=== INFORMATION PROVIDED ===
++++++++

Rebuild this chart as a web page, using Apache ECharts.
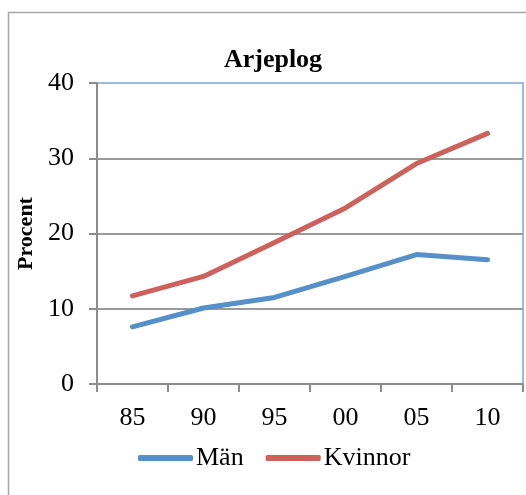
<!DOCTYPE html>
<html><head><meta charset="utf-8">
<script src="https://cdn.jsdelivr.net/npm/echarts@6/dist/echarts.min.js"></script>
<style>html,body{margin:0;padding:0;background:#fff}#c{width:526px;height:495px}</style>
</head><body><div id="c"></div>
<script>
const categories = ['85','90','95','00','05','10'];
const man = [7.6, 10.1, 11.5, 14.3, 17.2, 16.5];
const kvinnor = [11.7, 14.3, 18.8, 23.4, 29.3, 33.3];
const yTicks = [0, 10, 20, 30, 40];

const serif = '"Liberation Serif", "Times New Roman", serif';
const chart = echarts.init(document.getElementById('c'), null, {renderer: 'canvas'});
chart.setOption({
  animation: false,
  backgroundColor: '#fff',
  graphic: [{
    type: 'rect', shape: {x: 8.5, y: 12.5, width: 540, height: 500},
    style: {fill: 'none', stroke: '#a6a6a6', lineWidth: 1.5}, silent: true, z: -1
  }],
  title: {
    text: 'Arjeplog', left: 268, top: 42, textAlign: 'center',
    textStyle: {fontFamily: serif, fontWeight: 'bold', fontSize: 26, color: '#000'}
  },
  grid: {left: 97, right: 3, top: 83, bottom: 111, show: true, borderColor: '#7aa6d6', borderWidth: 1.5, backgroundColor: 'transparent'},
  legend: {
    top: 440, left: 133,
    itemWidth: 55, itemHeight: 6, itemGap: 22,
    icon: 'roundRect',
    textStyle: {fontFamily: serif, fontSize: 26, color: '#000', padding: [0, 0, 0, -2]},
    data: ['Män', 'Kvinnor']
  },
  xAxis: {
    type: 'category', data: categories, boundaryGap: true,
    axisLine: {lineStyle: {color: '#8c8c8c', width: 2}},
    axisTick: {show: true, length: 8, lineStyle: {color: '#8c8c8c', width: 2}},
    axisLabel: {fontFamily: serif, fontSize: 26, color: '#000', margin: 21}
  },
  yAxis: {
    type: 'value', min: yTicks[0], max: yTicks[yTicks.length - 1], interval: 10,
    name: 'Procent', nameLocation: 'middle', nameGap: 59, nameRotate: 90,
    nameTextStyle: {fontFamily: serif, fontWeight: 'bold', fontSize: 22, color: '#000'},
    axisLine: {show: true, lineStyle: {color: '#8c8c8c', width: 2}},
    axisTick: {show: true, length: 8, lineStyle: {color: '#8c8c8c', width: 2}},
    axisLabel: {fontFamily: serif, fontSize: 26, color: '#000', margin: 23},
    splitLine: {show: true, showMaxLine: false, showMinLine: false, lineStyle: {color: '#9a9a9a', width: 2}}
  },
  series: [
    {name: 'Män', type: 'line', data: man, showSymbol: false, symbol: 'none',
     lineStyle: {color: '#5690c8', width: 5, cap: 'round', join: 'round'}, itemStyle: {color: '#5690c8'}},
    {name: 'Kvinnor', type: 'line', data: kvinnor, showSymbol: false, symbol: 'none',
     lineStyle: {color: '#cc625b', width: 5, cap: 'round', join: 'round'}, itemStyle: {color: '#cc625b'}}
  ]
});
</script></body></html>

++++++++

Write out nothing but the lines from the start of the data through the line with "const yTicks = [0, 10, 20, 30, 40];". Leave out the pictures.

Rebuild this chart as a web page, using Apache ECharts.
<!DOCTYPE html>
<html><head><meta charset="utf-8">
<script src="https://cdn.jsdelivr.net/npm/echarts@6/dist/echarts.min.js"></script>
<style>html,body{margin:0;padding:0;background:#fff}#c{width:526px;height:495px}</style>
</head><body><div id="c"></div>
<script>
const categories = ['85','90','95','00','05','10'];
const man = [7.6, 10.1, 11.5, 14.3, 17.2, 16.5];
const kvinnor = [11.7, 14.3, 18.8, 23.4, 29.3, 33.3];
const yTicks = [0, 10, 20, 30, 40];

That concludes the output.